Competition and Risk
72 Pages Posted: 3 Apr 2020 Last revised: 28 Jan 2021
Date Written: July 3, 2020
Merger review in the United States has overlooked a significant competition harm: increasing risk. Mergers can increase both direct and systemic risk. There is now persuasive evidence that negative shocks to a firm can harm the firm’s consumers and trading partners, leading to national economic effects. And, as the COVID-19 pandemic has shown all too clearly, how we structure our markets can become a matter of life and death overnight.
I argue that mergers that increase risk by harming competition can be blocked under the Clayton Act. Risk should therefore be treated like innovation in merger review as a factor that can increase or decrease merger legality.
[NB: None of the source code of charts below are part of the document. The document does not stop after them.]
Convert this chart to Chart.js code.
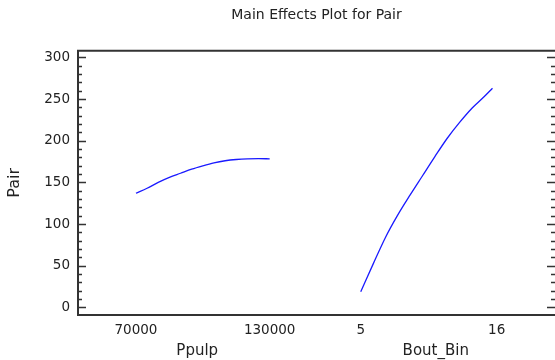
<!DOCTYPE html>
<html>
<head>
<meta charset="utf-8">
<script src="https://cdn.jsdelivr.net/npm/chart.js@4/dist/chart.umd.min.js"></script>
<style>
  body { margin: 0; background: #fff; }
  #wrap { width: 555px; height: 360px; }
</style>
</head>
<body>
<div id="wrap"><canvas id="mainEffects"></canvas></div>
<script>
// values
var ppulpX = [70000, 75000, 80000, 85000, 90000, 95000, 100000, 105000, 110000, 115000, 120000, 125000, 130000];
var ppulpY = [137, 143, 150, 156, 161, 166, 170, 173.5, 176, 177.5, 178.3, 178.5, 178.3];
var boutX = [5, 6, 7, 8, 9, 10, 11, 12, 13, 14, 15, 15.66];
var boutY = [19, 52, 84, 111, 135, 158, 181, 203, 222, 239, 253, 263];

var ppulpTicks = [70000, 130000];
var boutTicks = [5, 16];
var yTicks = [0, 50, 100, 150, 200, 250, 300];
var yMinorStep = 10;

function pts(xs, ys) { return xs.map(function (x, i) { return { x: x, y: ys[i] }; }); }

// frame (right side falls off the canvas) + inward ticks on left and right
var framePlugin = {
  id: 'frame',
  afterDatasetsDraw: function (chart) {
    var a = chart.chartArea, c = chart.ctx, y = chart.scales.y;
    c.save();
    c.strokeStyle = '#333';
    c.lineWidth = 2;
    c.beginPath();
    c.moveTo(a.right + 2, a.top); c.lineTo(a.left, a.top);
    c.lineTo(a.left, a.bottom); c.lineTo(a.right + 2, a.bottom);
    c.stroke();
    c.lineWidth = 1.5;
    c.beginPath();
    for (var v = 0; v <= 300; v += yMinorStep) {
      var py = Math.round(y.getPixelForValue(v)) + 0.5;
      var len = (v % 50 === 0) ? 8 : 4;
      c.moveTo(a.left, py); c.lineTo(a.left + len, py);
      c.moveTo(a.right, py); c.lineTo(a.right - len, py);
    }
    c.stroke();
    c.restore();
  }
};

var fam = '"DejaVu Sans", Verdana, sans-serif';
var tickFont = { family: fam, size: 13.5 };

function xScale(min, max, ticks, title) {
  return {
    type: 'linear', position: 'bottom', stack: 'x', stackWeight: 1,
    min: min, max: max,
    afterBuildTicks: function (s) { s.ticks = ticks.map(function (v) { return { value: v }; }); },
    afterFit: function (s) { s.height = 45; s.paddingLeft = 0; s.paddingRight = 0; },
    grid: { display: false, drawTicks: false }, border: { display: false },
    ticks: { color: '#222', font: tickFont, padding: 7, maxRotation: 0, autoSkip: false,
             callback: function (v) { return String(v); } },
    title: { display: true, text: title, color: '#222', font: { family: fam, size: 15 },
             padding: { top: 2, bottom: 0 } }
  };
}

new Chart(document.getElementById('mainEffects'), {
  type: 'line',
  data: {
    datasets: [
      { label: 'Ppulp', data: pts(ppulpX, ppulpY), xAxisID: 'x', yAxisID: 'y',
        borderColor: '#1a1aff', borderWidth: 1.3, pointRadius: 0,
        cubicInterpolationMode: 'monotone', fill: false },
      { label: 'Bout_Bin', data: pts(boutX, boutY), xAxisID: 'x2', yAxisID: 'y',
        borderColor: '#1a1aff', borderWidth: 1.3, pointRadius: 0,
        cubicInterpolationMode: 'monotone', fill: false }
    ]
  },
  options: {
    responsive: true, maintainAspectRatio: false, animation: false,
    layout: { padding: 0 },
    plugins: {
      legend: { display: false },
      tooltip: { enabled: false },
      title: { display: true, fullSize: false, text: 'Main Effects Plot for Pair', color: '#222',
               font: { family: fam, size: 14, weight: 'normal' }, padding: { top: 6.6, bottom: 27.3 } }
    },
    scales: {
      x: xScale(44000, 151000, ppulpTicks, 'Ppulp'),
      x2: xScale(1.42, 20.72, boutTicks, 'Bout_Bin'),
      y: {
        min: -9, max: 308,
        afterBuildTicks: function (s) { s.ticks = yTicks.map(function (v) { return { value: v }; }); },
        afterFit: function (s) { s.width = 78; },
        grid: { display: false, drawTicks: false }, border: { display: false },
        ticks: { color: '#222', font: tickFont, padding: 8 },
        title: { display: true, text: 'Pair', color: '#222',
                 font: { family: fam, size: 16 }, padding: { top: 5.4, bottom: 0 } }
      }
    }
  },
  plugins: [framePlugin]
});
</script>
</body>
</html>
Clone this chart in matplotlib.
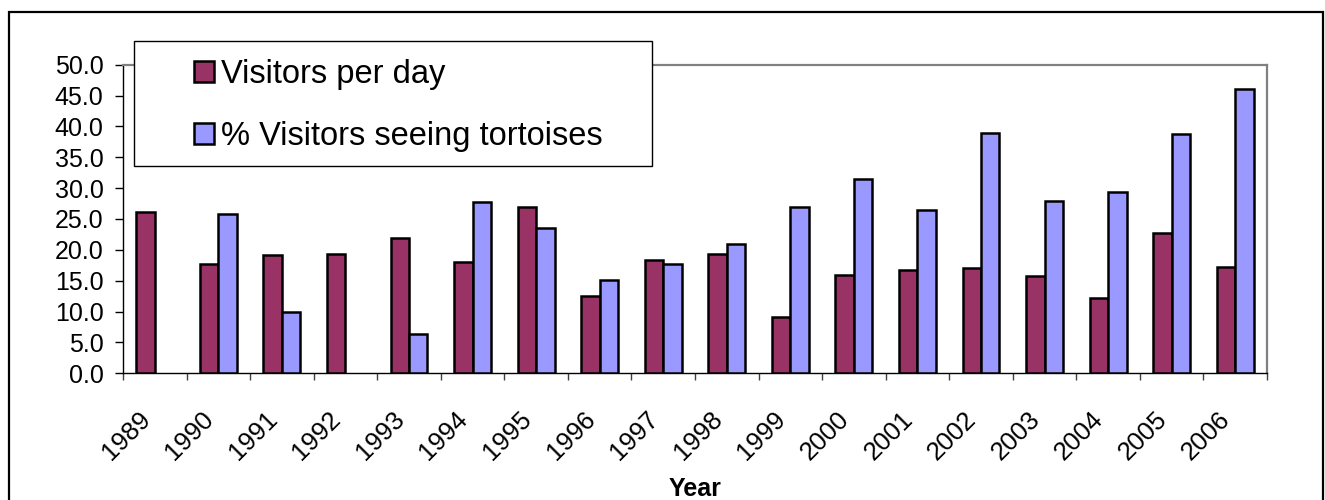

I show when a merger is likely to change risk, to whom, and in what direction. Important factors include pre- and post-merger market power, consumer exposure, and economic centrality. When a merger increases risk because of a harm to competition, that increased risk is an antitrust harm and can therefore be used to block the merger. Moreover, the Federal Trade Commission and Department of Justice’s prosecutorial discretion allows them to consider risk harms in merger review even when such harms are not the direct result of reduced competition.
To illustrate, I apply risk analysis to a large generic pharmaceuticals merger. I conclude with recommendations on how to incorporate risk analysis into merger review. Doing so reveals otherwise invisible but significant merger harms and demonstrates that merger efficiencies have serious costs in addition to their often-discussed benefits. In an Appendix, I propose language for a new section on risk that the new administration can consider if it revises the DOJ and FTC’s Horizontal Merger Guidelines.